Liverpool supporters know all about how football can bring on a sense of trauma. The club has felt it deeply and literally in regards to Hillsborough, but also in a purely sporting sense. That 19th league title simply refuses to be ours and some fans have not fully got over how it escaped from reach in 2014. The anguish blemished the following campaign and it is telling how every time Liverpool have finished second since last being champions in 1990 – in 2002, 2009 and 2014 – the manager responsible (Gerard Houllier, Rafa Benitez and Brendan Rodgers) have departed inside two years. Grief has played its part in a painful separation.

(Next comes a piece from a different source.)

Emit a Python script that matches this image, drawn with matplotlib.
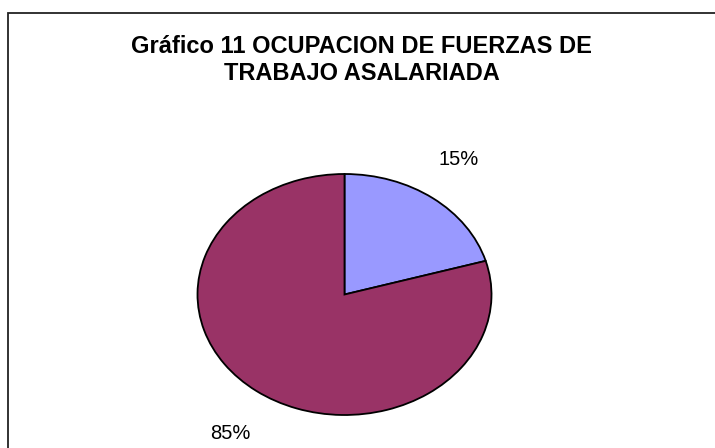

And falling short could well happen again this season. Liverpool are top but it’s only November and this remains a team with glaring defensive deficiencies. Only one clean sheet has been kept in the league and more will be required if the title is to be secured – you can’t always outscore the opposition, as Suárez and co discovered two years ago.

But the way things are going, and with Klopp’s success with Borussia Dortmund in mind, there is genuine reason to believe this Liverpool side will go down in folklore whatever they achieve this season. That this is a side whose attacking principles and collective heart can rank them among the best in the club’s history, and possibly among the best across Europe in the past generation and so.

And imagine if they were to win the title playing this way. Total Football allied to total triumph. We’d never, ever, forget them, then.